With its agenda a complete political disaster, peddling falsehoods and tarring Republicans as pawns of “special interests” is all the Democratic Party has left. And the party is doing it with gusto.

“Ron Johnson has made it clear whose side he’s on –corporate special interests, lobbyists and the Wall Street banks that got us into this economic mess,” Wisconsin Democratic Party Chairman Mike Tate said of Republican U.S. Senate candidate Ron Johnson last week.

“They want to put special interests back in the driver’s seat in Washington,” President Obama said of Republicans during his Sept. 25th national radio address.

Maryland Democratic Rep. Chris Van Hollen said on Sept. 30 that Democrats should be reelected this fall because they chose “to rein in the power of some of the big corporate special interests who had their sway during the previous eight years.”

Accusing his Republican opponent of supporting millionaires over the middle class, Democratic Rep. Tim Walz of Minnesota wrote in an op-ed this week, “We need a more balanced approach that puts middle-class interests over Wall Street special interests.”

In his new radio ad for Florida Democratic Senate candidate Kendrick Meek, President Obama says, “Kendrick’s been a powerful voice for Floridians, standing up to special interests to hold Wall Street accountable, fighting the insurance industry to make sure that healthcare isn’t denied our children because of a pre-existing condition.”

The attacks are all the same.
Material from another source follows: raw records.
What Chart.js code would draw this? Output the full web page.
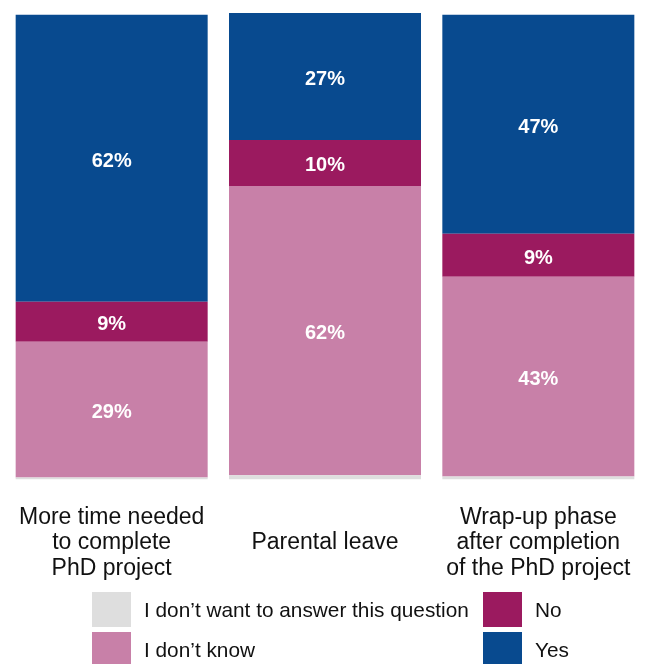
<!DOCTYPE html>
<html>
<head>
<meta charset="utf-8">
<script src="https://cdn.jsdelivr.net/npm/chart.js@4/dist/chart.umd.min.js"></script>
<style>
  body { margin: 0; background: #fff; font-family: "Liberation Sans", Arial, sans-serif; }
  #wrap { position: relative; width: 649px; height: 596px; }
  #legend { position: absolute; left: 0; top: 0; width: 649px; height: 664px; pointer-events: none; }
  .item { position: absolute; display: flex; align-items: center; font-size: 20.8px; color: #111; }
  .box { width: 39px; height: 35px; margin-right: 13px; }
</style>
</head>
<body>
<div id="wrap"><canvas id="chart"></canvas></div>
<div id="legend"></div>
<script>
const categories = [
    ["More time needed", "to complete", "PhD project"],
    ["Parental leave"],
    ["Wrap-up phase", "after completion", "of the PhD project"]
]
const noAnswer = [0.4, 0.9, 0.6]
const dontKnow = [29.2, 62.2, 43.0]
const noVals = [8.6, 9.9, 9.2]
const yesVals = [61.7, 27.3, 47.1]

const seriesNames = ["I don\u2019t want to answer this question", "I don\u2019t know", "No", "Yes"]
const seriesColors = ["#dedede", "#c880a8", "#9b1a5f", "#084a8f"]

// draw the percent in the middle of each segment
const segLabels = {
    id: 'segLabels',
    afterDatasetsDraw(chart) {
        const ctx = chart.ctx
        ctx.save()
        ctx.fillStyle = '#fff'
        ctx.font = 'bold 20px "Liberation Sans", Arial, sans-serif'
        ctx.textAlign = 'center'
        ctx.textBaseline = 'middle'
        chart.data.datasets.forEach((ds, i) => {
            const meta = chart.getDatasetMeta(i)
            meta.data.forEach((bar, j) => {
                const v = ds.data[j]
                if (v < 3) return
                const mid = (bar.y + bar.base) / 2
                ctx.fillText(Math.round(v) + '%', bar.x, mid + 3)
            })
        })
        ctx.restore()
    }
}

const allData = [noAnswer, dontKnow, noVals, yesVals]
let datasets = []
for (let i = 0; i < allData.length; i++) {
    datasets.push({
        label: seriesNames[i],
        data: allData[i],
        backgroundColor: seriesColors[i],
        borderWidth: 0,
        barPercentage: 0.9,
        categoryPercentage: 1
    })
}

new Chart(document.getElementById('chart'), {
    type: 'bar',
    data: { labels: categories, datasets: datasets },
    options: {
        responsive: true,
        maintainAspectRatio: false,
        animation: false,
        layout: { padding: { left: 5, right: 4, top: 12, bottom: 2 } },
        plugins: { legend: { display: false }, tooltip: { enabled: false } },
        scales: {
            x: {
                stacked: true,
                // grid hidden, tickLength only used as gap above labels
                grid: { display: false, drawTicks: true, tickLength: 38 },
                border: { display: false },
                ticks: {
                    color: '#111',
                    padding: 0,
                    crossAlign: 'center',
                    maxRotation: 0,
                    autoSkip: false,
                    font: { family: '"Liberation Sans", Arial, sans-serif', size: 23, lineHeight: 1.11 }
                }
            },
            y: {
                stacked: true,
                display: false,
                min: 0,
                max: 100.5
            }
        }
    },
    plugins: [segLabels]
});

// legend in two columns
const legendPos = [[92, 592], [92, 632], [483, 592], [483, 632]]
const legend = document.getElementById('legend')
for (let i = 0; i < seriesNames.length; i++) {
    const item = document.createElement('div')
    item.className = 'item'
    item.style.left = legendPos[i][0] + 'px'
    item.style.top = legendPos[i][1] + 'px'
    item.innerHTML = `<div class="box" style="background:${seriesColors[i]}"></div><span>${seriesNames[i]}</span>`
    legend.appendChild(item)
}
</script>
</body>
</html>
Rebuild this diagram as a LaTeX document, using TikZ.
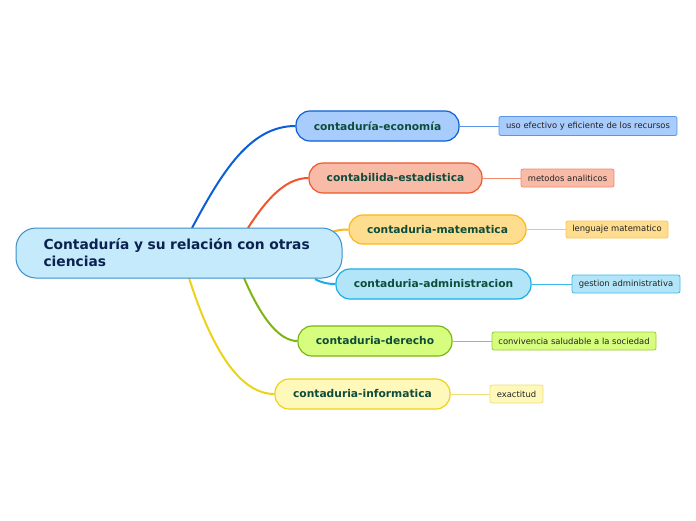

They don’t go after actual Republican policies. They simply accuse Republicans of being in the pockets of big-money backers from afar.

What’s telling is not just that they’re resorting to such desperate distractions, but that the claims have become more outlandish as the election has drawn closer. The Obama White House went from claiming that Rush Limbaugh led the Republican Party to claiming that Karl Rove, Ed Gillespie, and mysterious foreigners were bankrolling it to advance their sinister agenda.

But it’s really hard to blame the Democrats for such childish behavior. After all, would you want to run on their record?